This is a truly remarkable story of courage in the face of injustice by Leroy Skeete. I am very grateful that he has allowed me to share his experience.
Leroy spoke recently at the Legal Aid Rally (https://gemmab82.wordpress.com/2013/07/30/report-and-pictures-legal-aid-rally-to-celebrate-64-years-30th-july-2013/) about how legal aid gave him hope. Leroy was a prisoner, and spent 11 years inside. He had not caused any trouble during this time, not had he been using or selling drugs, but, towards the end of his sentence, he was told he would never be released. A clear injustice for which he had to fight. Leroy, with the help of legal aid, successfully challenged that decision. With thanks to Leroy, here is his story (in his words):
“My name is Leroy Skeete. On July 8th 2009, I was released from prison. Prior to my release from prison, I was simply known as: SKEETE PE2617. This was how I was identified throughout my 11 years of incarceration.
My original sentence, a section 2 life sentence with a six year tariff (an act that was passed in 1997 by Michael Howard) was far from a straightforward affair. No-one really knew what the future held for prisoners sentenced under this new act. It was at first thought, that we would be fast tracked in order for us to be released, around the time of tariff expiry as long as all criteria were met and you didn’t present a risk to the public. However, it soon became apparent that they was no infrastructure in place to facilitate the objectives. So, this would mean that prisoners would have to fight, not just for their release, but for anything relative to the process of progressing through the system – with the hope of eventual release.
Whilst the public were being fed lies by the British media, that as well as having flat screen tv’s, most prisoners were being released early. This could not have been further from the truth. Prisoners were in fact being denied release not because of their risk to the public, but because the infrastructure could not handle the vast numbers of prisoners being sentenced under this new act. Myself and other prisoners were left to rot.
No admission was made in acknowledgment of the shambolic mess that was caused by the new sentence. In fact, there were those in the system that used it as a chance to mete out their own sadistic form of punishment. No release date, plus no infrastructure to facilitate release, equalled a form of psychological torture that was second to none. Some prisoners committed suicide, some became mentally broken, but many turned to class A drugs to numb the pain and anguish of no hope.
For those of us that had the strength and will to fight, hope came in the form of Legal Aid. With Legal Aid we were able to seek justice, and while there were battles that were not won, it did give the one thing that every human being deserves when faced with such adversity. Hope!
Legal Aid gave me Hope. And Hope is the last the thing in the world a person with nothing, can turn to. It gives you the strength and optimism needed in times of adversity. That hope gave me the strength to carry on when I considered taking my own life. That hope gave me the strength to fight on when I was told I would lose. That hope gave me the will to carry on. That hope gave me the tenacity to see it through and as a result, that hope was well rewarded, because I was eventually released on July 8th 2009.
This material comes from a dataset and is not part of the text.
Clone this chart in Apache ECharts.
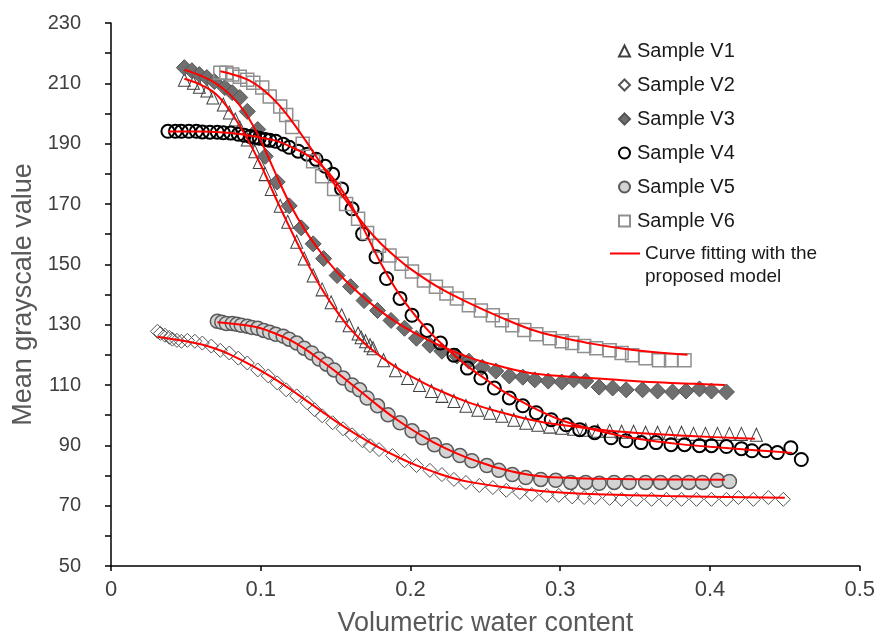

Where am I now? Recently married to a beautiful wife, employed, mentoring, and going from strength to strength.
Where would I be without Legal Aid? At best, languishing in a prison cell with an addiction to heroin used to dull the pain. At worst, another statistic along side the long list of prisoners who have committed suicide due to a failing prison system in a supposedly advanced democratic society.”
Leroy is embarking on a career as a writer, beginning with his life story.